* [Problem to solve] What follows is a listing. Return every line of it exactly.
•••
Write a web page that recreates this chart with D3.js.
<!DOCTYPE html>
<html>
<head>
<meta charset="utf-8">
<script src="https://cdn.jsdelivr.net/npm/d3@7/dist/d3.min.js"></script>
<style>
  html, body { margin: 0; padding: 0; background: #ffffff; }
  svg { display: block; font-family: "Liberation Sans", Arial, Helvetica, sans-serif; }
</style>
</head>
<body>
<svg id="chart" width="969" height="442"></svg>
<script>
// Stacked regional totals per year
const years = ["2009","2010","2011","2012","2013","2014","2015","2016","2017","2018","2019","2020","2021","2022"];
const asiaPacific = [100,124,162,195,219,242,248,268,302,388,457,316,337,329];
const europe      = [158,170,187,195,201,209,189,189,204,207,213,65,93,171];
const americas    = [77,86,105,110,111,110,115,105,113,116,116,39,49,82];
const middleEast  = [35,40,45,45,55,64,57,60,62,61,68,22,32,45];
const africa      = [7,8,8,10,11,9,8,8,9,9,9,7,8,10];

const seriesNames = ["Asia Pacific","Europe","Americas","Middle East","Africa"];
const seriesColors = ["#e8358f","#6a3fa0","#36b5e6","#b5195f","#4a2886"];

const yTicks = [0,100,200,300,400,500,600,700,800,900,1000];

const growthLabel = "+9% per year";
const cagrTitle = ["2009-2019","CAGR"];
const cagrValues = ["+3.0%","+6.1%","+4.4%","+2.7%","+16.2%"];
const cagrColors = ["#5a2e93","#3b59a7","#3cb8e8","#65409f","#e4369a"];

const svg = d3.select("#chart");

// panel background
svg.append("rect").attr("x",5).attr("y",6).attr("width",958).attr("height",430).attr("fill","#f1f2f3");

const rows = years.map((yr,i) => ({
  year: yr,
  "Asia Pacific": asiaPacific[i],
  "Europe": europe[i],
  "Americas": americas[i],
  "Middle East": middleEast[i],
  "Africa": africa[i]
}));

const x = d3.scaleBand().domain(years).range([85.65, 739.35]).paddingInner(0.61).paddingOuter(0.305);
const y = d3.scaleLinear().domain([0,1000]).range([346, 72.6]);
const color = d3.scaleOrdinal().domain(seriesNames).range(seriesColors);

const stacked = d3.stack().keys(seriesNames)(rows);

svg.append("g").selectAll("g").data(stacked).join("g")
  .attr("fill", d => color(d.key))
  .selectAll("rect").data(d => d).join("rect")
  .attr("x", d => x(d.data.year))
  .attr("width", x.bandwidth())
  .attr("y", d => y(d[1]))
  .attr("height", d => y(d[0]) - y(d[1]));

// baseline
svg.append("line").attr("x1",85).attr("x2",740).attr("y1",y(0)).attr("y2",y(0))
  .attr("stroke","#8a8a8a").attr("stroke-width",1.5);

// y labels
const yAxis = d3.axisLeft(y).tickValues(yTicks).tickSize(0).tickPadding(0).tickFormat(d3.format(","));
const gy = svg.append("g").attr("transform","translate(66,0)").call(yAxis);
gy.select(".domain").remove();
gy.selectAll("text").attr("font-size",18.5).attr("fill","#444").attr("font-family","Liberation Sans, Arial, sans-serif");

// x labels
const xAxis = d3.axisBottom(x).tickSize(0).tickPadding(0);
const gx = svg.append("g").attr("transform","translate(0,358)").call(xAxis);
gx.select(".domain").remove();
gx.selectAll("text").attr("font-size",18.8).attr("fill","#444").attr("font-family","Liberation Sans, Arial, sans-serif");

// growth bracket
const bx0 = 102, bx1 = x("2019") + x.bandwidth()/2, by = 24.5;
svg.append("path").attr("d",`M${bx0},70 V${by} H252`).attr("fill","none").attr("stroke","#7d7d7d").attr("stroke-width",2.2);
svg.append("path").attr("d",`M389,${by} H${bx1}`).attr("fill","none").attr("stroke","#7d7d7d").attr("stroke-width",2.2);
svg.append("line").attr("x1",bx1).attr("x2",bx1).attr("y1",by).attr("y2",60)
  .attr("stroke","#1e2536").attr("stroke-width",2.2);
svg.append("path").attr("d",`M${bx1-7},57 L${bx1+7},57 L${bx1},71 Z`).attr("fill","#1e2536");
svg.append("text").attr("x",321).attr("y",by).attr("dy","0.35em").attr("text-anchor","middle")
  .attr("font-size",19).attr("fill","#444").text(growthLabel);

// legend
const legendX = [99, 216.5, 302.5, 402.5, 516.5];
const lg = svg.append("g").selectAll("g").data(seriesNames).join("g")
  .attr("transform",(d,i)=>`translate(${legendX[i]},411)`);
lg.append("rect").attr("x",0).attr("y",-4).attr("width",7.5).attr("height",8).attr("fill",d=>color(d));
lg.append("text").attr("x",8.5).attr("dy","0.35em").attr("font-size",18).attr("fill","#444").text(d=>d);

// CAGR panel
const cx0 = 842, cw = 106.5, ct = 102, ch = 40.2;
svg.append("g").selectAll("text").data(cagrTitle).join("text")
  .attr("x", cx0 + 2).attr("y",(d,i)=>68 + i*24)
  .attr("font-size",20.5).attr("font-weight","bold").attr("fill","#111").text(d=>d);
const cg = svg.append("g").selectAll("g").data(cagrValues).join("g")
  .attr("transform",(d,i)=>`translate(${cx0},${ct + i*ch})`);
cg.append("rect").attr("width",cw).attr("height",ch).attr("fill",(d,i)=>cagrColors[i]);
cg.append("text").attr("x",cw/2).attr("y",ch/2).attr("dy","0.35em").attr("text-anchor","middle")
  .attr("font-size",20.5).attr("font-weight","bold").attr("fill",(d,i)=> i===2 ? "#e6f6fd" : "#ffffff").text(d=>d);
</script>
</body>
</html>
•••
* [Response]
Write a web page that recreates this chart with D3.js.
<!DOCTYPE html>
<html>
<head>
<meta charset="utf-8">
<script src="https://cdn.jsdelivr.net/npm/d3@7/dist/d3.min.js"></script>
<style>
  html, body { margin: 0; padding: 0; background: #ffffff; }
  svg { display: block; font-family: "Liberation Sans", Arial, Helvetica, sans-serif; }
</style>
</head>
<body>
<svg id="chart" width="969" height="442"></svg>
<script>
// Stacked regional totals per year
const years = ["2009","2010","2011","2012","2013","2014","2015","2016","2017","2018","2019","2020","2021","2022"];
const asiaPacific = [100,124,162,195,219,242,248,268,302,388,457,316,337,329];
const europe      = [158,170,187,195,201,209,189,189,204,207,213,65,93,171];
const americas    = [77,86,105,110,111,110,115,105,113,116,116,39,49,82];
const middleEast  = [35,40,45,45,55,64,57,60,62,61,68,22,32,45];
const africa      = [7,8,8,10,11,9,8,8,9,9,9,7,8,10];

const seriesNames = ["Asia Pacific","Europe","Americas","Middle East","Africa"];
const seriesColors = ["#e8358f","#6a3fa0","#36b5e6","#b5195f","#4a2886"];

const yTicks = [0,100,200,300,400,500,600,700,800,900,1000];

const growthLabel = "+9% per year";
const cagrTitle = ["2009-2019","CAGR"];
const cagrValues = ["+3.0%","+6.1%","+4.4%","+2.7%","+16.2%"];
const cagrColors = ["#5a2e93","#3b59a7","#3cb8e8","#65409f","#e4369a"];

const svg = d3.select("#chart");

// panel background
svg.append("rect").attr("x",5).attr("y",6).attr("width",958).attr("height",430).attr("fill","#f1f2f3");

const rows = years.map((yr,i) => ({
  year: yr,
  "Asia Pacific": asiaPacific[i],
  "Europe": europe[i],
  "Americas": americas[i],
  "Middle East": middleEast[i],
  "Africa": africa[i]
}));

const x = d3.scaleBand().domain(years).range([85.65, 739.35]).paddingInner(0.61).paddingOuter(0.305);
const y = d3.scaleLinear().domain([0,1000]).range([346, 72.6]);
const color = d3.scaleOrdinal().domain(seriesNames).range(seriesColors);

const stacked = d3.stack().keys(seriesNames)(rows);

svg.append("g").selectAll("g").data(stacked).join("g")
  .attr("fill", d => color(d.key))
  .selectAll("rect").data(d => d).join("rect")
  .attr("x", d => x(d.data.year))
  .attr("width", x.bandwidth())
  .attr("y", d => y(d[1]))
  .attr("height", d => y(d[0]) - y(d[1]));

// baseline
svg.append("line").attr("x1",85).attr("x2",740).attr("y1",y(0)).attr("y2",y(0))
  .attr("stroke","#8a8a8a").attr("stroke-width",1.5);

// y labels
const yAxis = d3.axisLeft(y).tickValues(yTicks).tickSize(0).tickPadding(0).tickFormat(d3.format(","));
const gy = svg.append("g").attr("transform","translate(66,0)").call(yAxis);
gy.select(".domain").remove();
gy.selectAll("text").attr("font-size",18.5).attr("fill","#444").attr("font-family","Liberation Sans, Arial, sans-serif");

// x labels
const xAxis = d3.axisBottom(x).tickSize(0).tickPadding(0);
const gx = svg.append("g").attr("transform","translate(0,358)").call(xAxis);
gx.select(".domain").remove();
gx.selectAll("text").attr("font-size",18.8).attr("fill","#444").attr("font-family","Liberation Sans, Arial, sans-serif");

// growth bracket
const bx0 = 102, bx1 = x("2019") + x.bandwidth()/2, by = 24.5;
svg.append("path").attr("d",`M${bx0},70 V${by} H252`).attr("fill","none").attr("stroke","#7d7d7d").attr("stroke-width",2.2);
svg.append("path").attr("d",`M389,${by} H${bx1}`).attr("fill","none").attr("stroke","#7d7d7d").attr("stroke-width",2.2);
svg.append("line").attr("x1",bx1).attr("x2",bx1).attr("y1",by).attr("y2",60)
  .attr("stroke","#1e2536").attr("stroke-width",2.2);
svg.append("path").attr("d",`M${bx1-7},57 L${bx1+7},57 L${bx1},71 Z`).attr("fill","#1e2536");
svg.append("text").attr("x",321).attr("y",by).attr("dy","0.35em").attr("text-anchor","middle")
  .attr("font-size",19).attr("fill","#444").text(growthLabel);

// legend
const legendX = [99, 216.5, 302.5, 402.5, 516.5];
const lg = svg.append("g").selectAll("g").data(seriesNames).join("g")
  .attr("transform",(d,i)=>`translate(${legendX[i]},411)`);
lg.append("rect").attr("x",0).attr("y",-4).attr("width",7.5).attr("height",8).attr("fill",d=>color(d));
lg.append("text").attr("x",8.5).attr("dy","0.35em").attr("font-size",18).attr("fill","#444").text(d=>d);

// CAGR panel
const cx0 = 842, cw = 106.5, ct = 102, ch = 40.2;
svg.append("g").selectAll("text").data(cagrTitle).join("text")
  .attr("x", cx0 + 2).attr("y",(d,i)=>68 + i*24)
  .attr("font-size",20.5).attr("font-weight","bold").attr("fill","#111").text(d=>d);
const cg = svg.append("g").selectAll("g").data(cagrValues).join("g")
  .attr("transform",(d,i)=>`translate(${cx0},${ct + i*ch})`);
cg.append("rect").attr("width",cw).attr("height",ch).attr("fill",(d,i)=>cagrColors[i]);
cg.append("text").attr("x",cw/2).attr("y",ch/2).attr("dy","0.35em").attr("text-anchor","middle")
  .attr("font-size",20.5).attr("font-weight","bold").attr("fill",(d,i)=> i===2 ? "#e6f6fd" : "#ffffff").text(d=>d);
</script>
</body>
</html>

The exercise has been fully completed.